Gas, oil, and water production data for tight gas reservoirs were compiled from selected wells in western Colorado. These reservoir rocks—the relatively shallow Paleogene Wasatch G sandstone interval in the Parachute and Rulison fields and fluvial sandstones in the deeper Upper Cretaceous Mesaverde Group in the Grand Valley, Parachute, Rulison, and Mamm Creek fields—are characterized by low permeability, low porosity, and the presence of clay minerals in pore space. Production from each well is represented by two samples spaced five years apart, the first sample typically taken two years after production commenced, which was generally in the 1990s. For each producing interval, summary diagrams of oil-versus-gas and water-versus-gas production show fluid production rates, the change in rates during five years, the water-gas and oil-gas ratios, and the fluid type. These diagrams permit well-to-well and field-to-field comparisons. Fields producing water at low rates (water dissolved in gas in the reservoir) can be distinguished from fields producing water at moderate or high rates, and the water-gas ratios are quantified.

Dry gas is produced from the Wasatch G interval and wet gas is produced from the Mesaverde Group. Production from the Wasatch G interval is also almost completely free of water, but water production commences with gas production in wells producing from the Mesaverde Group—all of these wells have water-gas ratios exceeding the amount that could exist dissolved in gas at reservoir temperature and pressure. The lack of produced water from the Wasatch G interval is attributed to expansion of the gas accumulation with uplift and erosion. The reported underpressure of the Wasatch G interval is here attributed to hydraulic connection to the atmosphere by outcrops in the Colorado River valley at an elevation lower than that of the gas fields.
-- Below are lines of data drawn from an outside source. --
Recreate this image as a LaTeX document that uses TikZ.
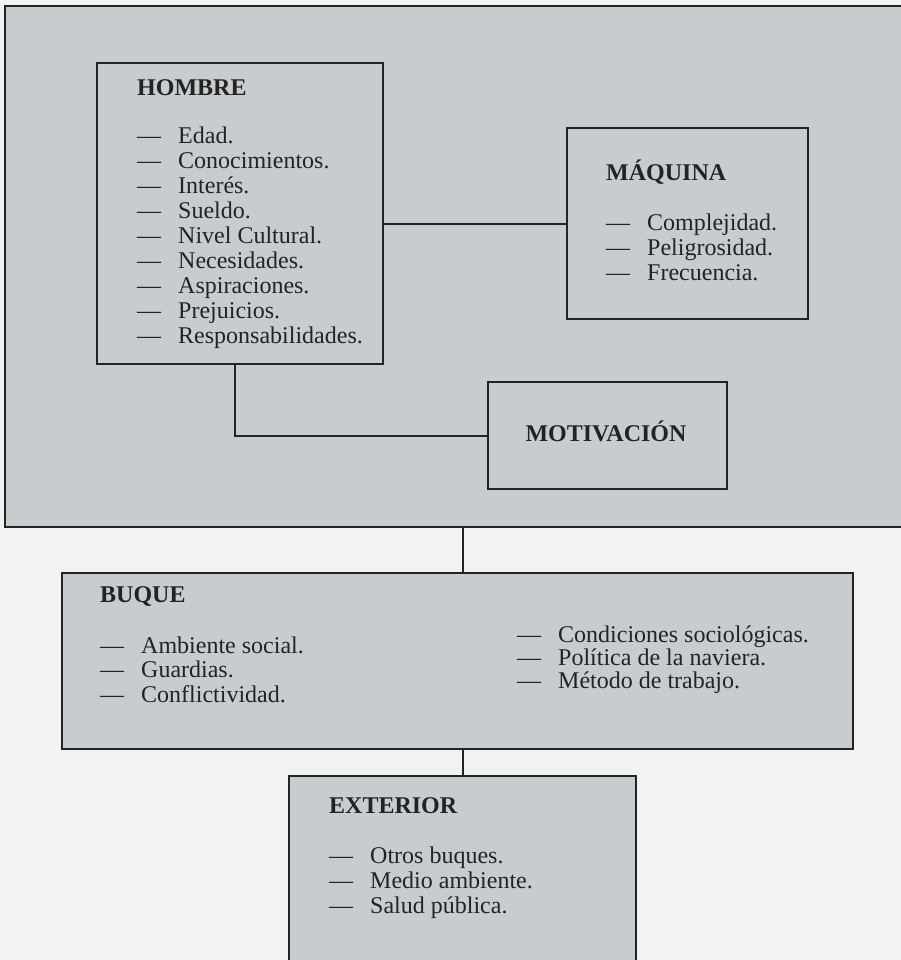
\documentclass[tikz,border=0pt]{standalone}
\usepackage{fontspec}
\setmainfont{Liberation Serif}
\definecolor{panel}{RGB}{200,204,207}
\definecolor{pagebg}{RGB}{241,242,242}
\definecolor{ink}{RGB}{35,35,35}
\newcommand{\itm}[1]{\makebox[41bp][l]{—}#1}
\begin{document}
\begin{tikzpicture}[x=1bp,y=-1bp,
  box/.style={rectangle, draw=ink, line width=1.5bp, fill=panel, inner sep=0pt},
  frame/.style={box, line width=2bp},
  lbl/.style={anchor=base west, inner sep=0pt, text=ink, font=\fontsize{24bp}{25bp}\selectfont},
  ttl/.style={lbl, font=\fontsize{24bp}{25bp}\selectfont\bfseries},
  conn/.style={draw=ink, line width=2bp}]
\useasboundingbox (0,0) rectangle (901,960);
\clip (0,0) rectangle (901,960);
\fill[pagebg] (0,0) rectangle (901,960);

% outer panel
\node[frame, minimum width=905bp, minimum height=521bp] (marco) at (457.5,266.5) {};

% boxes
\node[box, minimum width=286bp, minimum height=301bp] (hombre) at (240,213.5) {};
\node[box, minimum width=241bp, minimum height=191bp] (maquina) at (687.5,223.5) {};
\node[box, minimum width=239bp, minimum height=107bp] (motiv) at (607.5,435.5) {};
\node[box, line width=2.2bp, minimum width=791bp, minimum height=176bp] (buque) at (457.5,661) {};
\node[box, line width=2.2bp, minimum width=347bp, minimum height=224bp] (exterior) at (462.5,888) {};

% connectors
\draw[conn] (maquina.west) -- (maquina.west -| hombre.east);
\draw[conn] ([xshift=-5bp]hombre.south) |- (motiv.west);
\draw[conn] (buque.north -| exterior.north) -- (marco.south -| exterior.north);
\draw[conn] (exterior.north) -- (exterior.north |- buque.south);

% HOMBRE
\node[ttl] (tH) at (137,95) {HOMBRE};
\foreach \t [count=\i] in {Edad., Conocimientos., Interés., Sueldo., Nivel Cultural., Necesidades., Aspiraciones., Prejuicios., Responsabilidades.}
  \node[lbl] (h\i) at (137,{118+25*\i}) {\itm{\t}};

% MAQUINA
\node[ttl] (tM) at (606,180) {MÁQUINA};
\foreach \t [count=\i] in {Complejidad., Peligrosidad., Frecuencia.}
  \node[lbl] (m\i) at (606,{205+25*\i}) {\itm{\t}};

% MOTIVACION
\node[ttl, anchor=base] (tMot) at (606,441) {MOTIVACIÓN};

% BUQUE
\node[ttl] (tB) at (100,602) {BUQUE};
\foreach \t [count=\i] in {Ambiente social., Guardias., Conflictividad.}
  \node[lbl] (b\i) at (100,{628.5+24.5*\i}) {\itm{\t}};
\foreach \t [count=\i] in {Condiciones sociológicas., Política de la naviera., Método de trabajo.}
  \node[lbl] (c\i) at (517,{619+23*\i}) {\itm{\t}};

% EXTERIOR
\node[ttl] (tE) at (329,813) {EXTERIOR};
\foreach \t [count=\i] in {Otros buques., Medio ambiente., Salud pública.}
  \node[lbl] (e\i) at (329,{838+25*\i}) {\itm{\t}};
\end{tikzpicture}
\end{document}
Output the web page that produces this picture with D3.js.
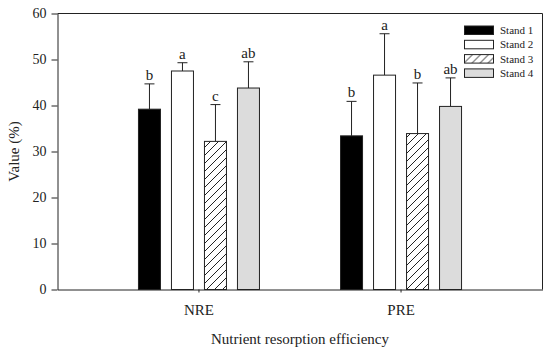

The amount of reduction of gas production over the five-year time span between the first and second samples is roughly one-half, with median values of second-sample to first-sample gas-production ratios ranging from 0.40 for Rulison-Mesaverde to 0.63 for Rulison-Wasatch G. Commencing with the first sample, the logarithm-of-production rate appears to decline linearly with time in many wells. However, water production is much more erratic as a function of time from an individual well and also from one well to the next within a field. Water production can either decrease or increase with time (from the first to the second sample). In this study, slightly more than half the wells producing from the Mesaverde Group show decreases in water production with time. Plots of water decline versus gas decline show little relation between the two, with only the wells in Rulison field displaying some tendency for water and gas to decline proportionately.